Gary Kotton gkotton at redhat.com
Thu Jun 6 11:21:29 UTC 2013


On 06/06/2013 11:29 AM, Gary Kotton wrote:
> On 06/05/2013 11:14 PM, Steven Dake wrote:
>> On 06/05/2013 12:14 AM, Gary Kotton wrote:
>>> On 06/05/2013 01:17 AM, Steven Dake wrote:
>>>> On 06/04/2013 01:09 PM, S Manoo wrote:
>>>>> Looking into this further, I'm observing the same error message 
>>>>> relating to timeouts talking to qpid in dhcp-agent.log after every 
>>>>> restart, perhaps this is why I'm unable to get any dhcp responses 
>>>>> to instances? Any suggestions on what's causing this and where I 
>>>>> might look to troubleshoot this further?
>>>
>>> When one restarts a host each process needs to register with the 
>>> message broker. If you are running all of the services on the same 
>>> host then they will only be able to connect when the qpid service is 
>>> up and running. This usually takes a few seconds after reboot. If a 
>>> service does not receive an answer from the qpid service then it 
>>> will wait and retry again. This is why you see the timeouts. The 
>>> wait is incremental. I have seen that all service are usually able 
>>> to connect within a minute of booting a host (we should try and 
>>> reduce this time).
>>>
>>> Please note that the quantum cli has an option: quantum agent-list. 
>>> This provides the list of agents, their status and hosts that they 
>>> are running on.
>>>
>>> If you spin up an instance after the dhcp agent is up and running do 
>>> you see the problem?
>>>
>>>>>
>>>> S Manoo,
>>>>
>>>> We may have just fixed a bug related to this problem which is not 
>>>> fixed in the preview.  Please try the workaround in this bugzilla:
>>>>
>>>> https://bugzilla.redhat.com/show_bug.cgi?id=970453
>>>
>>> This fix is good for an all in one setup but will not help if the 
>>> DHCP agent is running on another host. In Quantum we have the notion 
>>> of a network node.

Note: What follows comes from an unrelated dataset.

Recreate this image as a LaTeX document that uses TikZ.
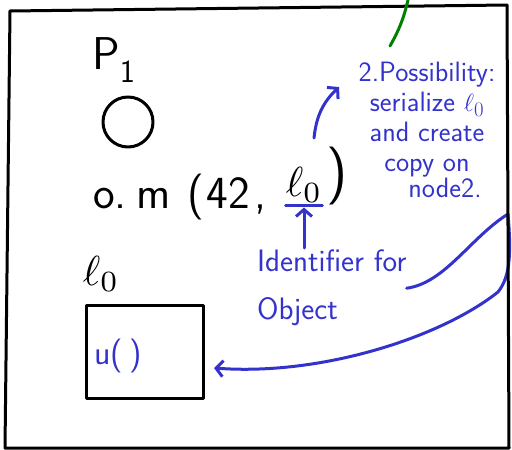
\documentclass[tikz,border=0pt]{standalone}
\usepackage{amsmath}
\usepackage{xcolor}
\usepackage{tikz}
\usetikzlibrary{arrows.meta,positioning,calc}

\definecolor{penblue}{RGB}{51,51,204}
\definecolor{pengreen}{RGB}{0,128,0}
\newcommand{\bigloc}[1]{\scalebox{#1}{\normalsize$\ell_0$}}

\begin{document}
\begin{tikzpicture}[
    x=1pt, y=-1pt,
    ink/.style={line width=3pt, line cap=round, line join=round},
    blk/.style={font=\sffamily\fontsize{46}{50}\selectfont, inner sep=0pt},
    note/.style={text=penblue, font=\sffamily\fontsize{28}{30}\selectfont, inner sep=0pt},
    arrow/.style={ink, penblue, -{Straight Barb[length=7pt,width=16pt,line width=3pt]}}
]
\useasboundingbox (0,0) rectangle (512,450);

% Process and object
\node[blk] (p1) at (114,60) {P\textsubscript{1}};
\node[circle, draw, ink, minimum size=50pt, inner sep=0pt] (proc) at (128,122) {};

% Method call
\node[blk, anchor=base west] (call) at (93,208) {o.\hspace{10pt}m\hspace{16pt}(\hspace{3pt}42\hspace{4pt},};
\node[blk, anchor=base] (callarg) at (304,196) {\bigloc{4.2}};
\node[blk, font=\sffamily\fontsize{58}{58}\selectfont] (callend) at (337,176) {)};
\draw[ink, penblue] ([yshift=-3pt]callarg.south west) -- ([yshift=-3pt]callarg.south east);

% Remote object
\node[blk] (l0) at (101,274) {\bigloc{4.2}};
\node[draw, ink, minimum width=117pt, minimum height=93pt] (lobox) at (145,352) {};
\node[note, font=\sffamily\fontsize{34}{34}\selectfont] (ufn) at (118,356) {u(\,)};

% Notes
\node[note, align=left, anchor=north west, font=\sffamily\fontsize{31}{48}\selectfont] (ident) at (257,250) {Identifier for\\Object};
\node[note, align=center, anchor=north] (poss) at (427,62) {2.Possibility:\\serialize $\ell_0$\\and create\\copy on\\[-4pt]\hspace{36pt}node2.};
\coordinate (l0up) at (314,138);
\coordinate (possin) at (339,87);

% Arrows
\draw[arrow] (ident.north -| callarg) ++(0,-2) -- ([yshift=-5pt]callarg.south);
\draw[arrow] (l0up) to[bend left=20] (possin);
\draw[arrow] (ident.east) .. controls (445,283) and (470,238) .. (508,214)
    .. controls (511,250) and (511,276) .. (498,292)
    .. controls (440,338) and (320,376) .. ([xshift=9pt,yshift=-16pt]lobox.east);

% Frame
\draw[ink] (10,11) -- (507,5) -- (509,448) -- (5,448) -- cycle;
\draw[ink, pengreen] (408,0) to[bend left=8] (390,46);

\end{tikzpicture}
\end{document}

Please look at 
>>> https://docs.google.com/drawings/d/167gegaoTBZpd318b2JTgF_Qi9YdkIX8pcQ6YBJLUtGY/edit?usp=sharing
>>>
>>> If the message broker goes down (say for example host reboot or 
>>> network problems) then the dhcp agent will try and reconnect.
>>>
>> Gary,
>>
>> I have found dhcp agent stops responding permanently in this 
>> condition on a all in one setup.  Perhaps the same is true for 
>> multinode (ie the retry logic doesn't work as expected).  I don't 
>> have multiple nodes to test, but might be worth double-checking if 
>> you do.
>
> I have done the following check (on an all in one setup):
> 1. reboot host
> 2. stop quantum service
> 3. check that dhcp agent has a timeout with the quantum service
> 4. restart quantum service
>
> I see a number of issues which I am going to investigate:
>
> 1. The agent is up:
> [root at dhcp-4-126 ~(keystone_admin)]# quantum agent-list
> +--------------------------------------+--------------------+---------------------------+-------+----------------+
> | id                                   | agent_type         | 
> host                      | alive | admin_state_up |
> +--------------------------------------+--------------------+---------------------------+-------+----------------+
> | 11e35126-6c07-4a2f-b681-399cdbc8210d | L3 agent           | 
> dhcp-4-126.tlv.redhat.com | :-)   | True           |
> | 5e75d5d9-edb0-462e-850b-013ad7a518f4 | DHCP agent         | 
> dhcp-4-126.tlv.redhat.com | :-)   | True           |
> | af51a50f-f45e-4736-8517-ed3cda759b3c | Open vSwitch agent | 
> dhcp-4-126.tlv.redhat.com | :-)   | True           |
> | d7588cb1-b287-4b4c-a8a8-539d4c5129b2 | Open vSwitch agent | 
> dhcp-4-227.tlv.redhat.com | :-)   | True           |
> +--------------------------------------+--------------------+---------------------------+-------+----------------+
> [root at dhcp-4-126 ~(keystone_admin)]#
> This means the the agent successfully sent a message to the plugin.
>
> 2. In the DHCP log there are timeouts with the qpid service and no 
> notification of a resync (which used to happen in Folsom.
>
> I am on it. And will post on any progress.
>
> A few days ago I had problem with nova compute which seemed similar to 
> this. I hope that it is not an issue with qpid and solely related to 
> the dhcp agent (which is easier for me to address)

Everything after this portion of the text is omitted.